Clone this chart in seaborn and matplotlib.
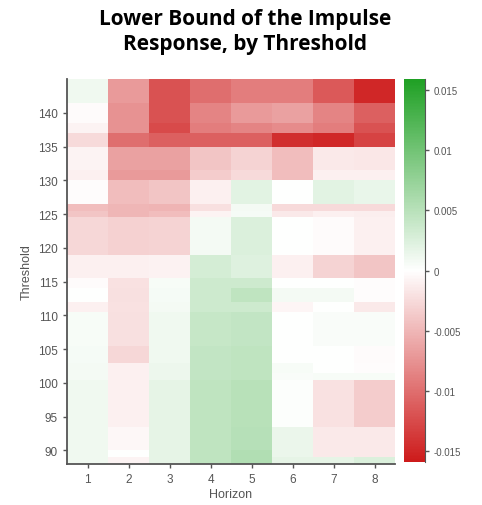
import numpy as np
import pandas as pd
import seaborn as sns
import matplotlib.pyplot as plt
from matplotlib.colors import LinearSegmentedColormap

# Row blocks of the heatmap (threshold ranges, top to bottom)
block_top = [145, 141.5, 138.5, 137, 135, 131.5, 130, 126.5, 125.5, 124.5, 119,
             115.5, 114, 112, 110.5, 105.5, 103, 101.5, 100.5, 93.5, 90, 89]
block_bottom = [141.5, 138.5, 137, 135, 131.5, 130, 126.5, 125.5, 124.5, 119, 115.5,
                114, 112, 110.5, 105.5, 103, 101.5, 100.5, 93.5, 90, 89, 88]

# Lower bound of the impulse response per horizon, one value per block
h1 = [0.001, -0.0003, -0.0008, -0.0025, -0.0008, -0.001, -0.0002, -0.0045, -0.004, -0.0028, -0.001,
      -0.0003, 0.0, -0.001, 0.0005, 0.0007, 0.0008, 0.0008, 0.001, 0.001, 0.001, 0.001]
h2 = [-0.007, -0.0075, -0.0075, -0.010, -0.0065, -0.007, -0.0045, -0.005, -0.005, -0.0032, -0.001,
      -0.002, -0.0022, -0.002, -0.0022, -0.0028, -0.001, -0.001, -0.001, -0.0005, 0.0, -0.0008]
h3 = [-0.012, -0.012, -0.0125, -0.011, -0.0065, -0.007, -0.004, -0.0052, -0.0045, -0.003, -0.0009,
      0.0005, 0.0007, 0.0008, 0.001, 0.001, 0.0013, 0.0013, 0.0018, 0.0018, 0.0018, 0.0018]
h4 = [-0.010, -0.0085, -0.009, -0.011, -0.004, -0.0035, -0.001, -0.0022, -0.0008, 0.0008, 0.003,
      0.0035, 0.0035, 0.0035, 0.004, 0.0043, 0.0043, 0.0043, 0.0045, 0.0045, 0.0045, 0.0045]
h5 = [-0.009, -0.007, -0.0085, -0.011, -0.003, -0.0025, 0.002, 0.0008, 0.0007, 0.0025, 0.0023,
      0.0035, 0.0045, 0.0035, 0.0043, 0.0045, 0.0045, 0.0045, 0.005, 0.0052, 0.0055, 0.0055]
h6 = [-0.009, -0.0065, -0.008, -0.0145, -0.0045, -0.0045, 0.0, -0.0025, -0.0015, 0.0, -0.001,
      0.0, 0.0008, -0.0007, 0.0, 0.0, 0.0006, 0.0004, 0.0002, 0.0014, 0.0014, 0.0018]
h7 = [-0.0115, -0.0085, -0.009, -0.015, -0.0015, -0.001, 0.002, -0.0025, -0.001, -0.0003, -0.003,
      0.0, 0.0008, 0.0, 0.0004, 0.0, 0.0, 0.0006, -0.002, -0.0015, -0.0015, 0.0018]
h8 = [-0.015, -0.011, -0.012, -0.013, -0.0017, -0.001, 0.0015, -0.0025, -0.0012, -0.001, -0.004,
      -0.0002, -0.0002, -0.0015, 0.0004, -0.0003, -0.0002, 0.0006, -0.0035, -0.0015, -0.0015, 0.0025]

horizons = [1, 2, 3, 4, 5, 6, 7, 8]
y_ticks = [90, 95, 100, 105, 110, 115, 120, 125, 130, 135, 140]
cbar_ticks = [-0.015, -0.01, -0.005, 0, 0.005, 0.01, 0.015]
cbar_labels = ["-0.015", "-0.01", "-0.005", "0", "0.005", "0.01", "0.015"]

# expand blocks into half-unit threshold rows
step = 0.5
top_thr = block_top[0]
reps = [int(round((t - b) / step)) for t, b in zip(block_top, block_bottom)]
cols = [h1, h2, h3, h4, h5, h6, h7, h8]
grid = {h: np.repeat(c, reps) for h, c in zip(horizons, cols)}
df = pd.DataFrame(grid)

cmap = LinearSegmentedColormap.from_list("rwg", ["#cd1a1a", "#ffffff", "#1fa024"])

fig = plt.figure(figsize=(4.82, 5.06), dpi=100)
ax = fig.add_axes([67 / 482, 1 - 465 / 506, 328 / 482, 385 / 506])
cax = fig.add_axes([404 / 482, 1 - 463 / 506, 21 / 482, 383 / 506])

sns.heatmap(df, ax=ax, cbar_ax=cax, cmap=cmap, vmin=-0.0159, vmax=0.0159,
            xticklabels=horizons, yticklabels=False)

grey = "#555555"
ax.set_yticks([(top_thr - t) / step for t in y_ticks])
ax.set_yticklabels(y_ticks)
for s in ["left", "bottom"]:
    ax.spines[s].set_visible(True)
    ax.spines[s].set_color(grey)
    ax.spines[s].set_linewidth(1.3)
ax.tick_params(axis="both", colors=grey, labelcolor="#555555", labelsize=8.5,
               length=3, width=1, direction="out")
ax.tick_params(axis="y", rotation=0)
for lab in ax.get_xticklabels() + ax.get_yticklabels():
    lab.set_family("Liberation Sans")
ax.set_xlabel("Horizon", fontsize=9, color=grey, family="Liberation Sans", labelpad=2)
ax.set_ylabel("Threshold", fontsize=9, color=grey, family="Liberation Sans", labelpad=4)

cax.set_yticks(cbar_ticks)
cax.set_yticklabels(cbar_labels)
cax.tick_params(colors=grey, labelsize=7, length=3, width=1)
for lab in cax.get_yticklabels():
    lab.set_family("Liberation Sans")
cax.spines["right"].set_visible(True)
cax.spines["right"].set_color(grey)

fig.text(0.508, 0.982, "Lower Bound of the Impulse\nResponse, by Threshold",
         ha="center", va="top", fontsize=15, fontweight="bold",
         family="Open Sans", linespacing=1.25)

fig.savefig("out.png", dpi=100)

* Objective
Quote, exactly and only, the lines from the first line of the data above through the line containing "114, 112, 110.5, 105.5, 103, 101.5, 100.5, 93.5, 90, 89, 88]". The pictures do not belong in it.

* Written reply
Clone this chart in seaborn and matplotlib.
import numpy as np
import pandas as pd
import seaborn as sns
import matplotlib.pyplot as plt
from matplotlib.colors import LinearSegmentedColormap

# Row blocks of the heatmap (threshold ranges, top to bottom)
block_top = [145, 141.5, 138.5, 137, 135, 131.5, 130, 126.5, 125.5, 124.5, 119,
             115.5, 114, 112, 110.5, 105.5, 103, 101.5, 100.5, 93.5, 90, 89]
block_bottom = [141.5, 138.5, 137, 135, 131.5, 130, 126.5, 125.5, 124.5, 119, 115.5,
                114, 112, 110.5, 105.5, 103, 101.5, 100.5, 93.5, 90, 89, 88]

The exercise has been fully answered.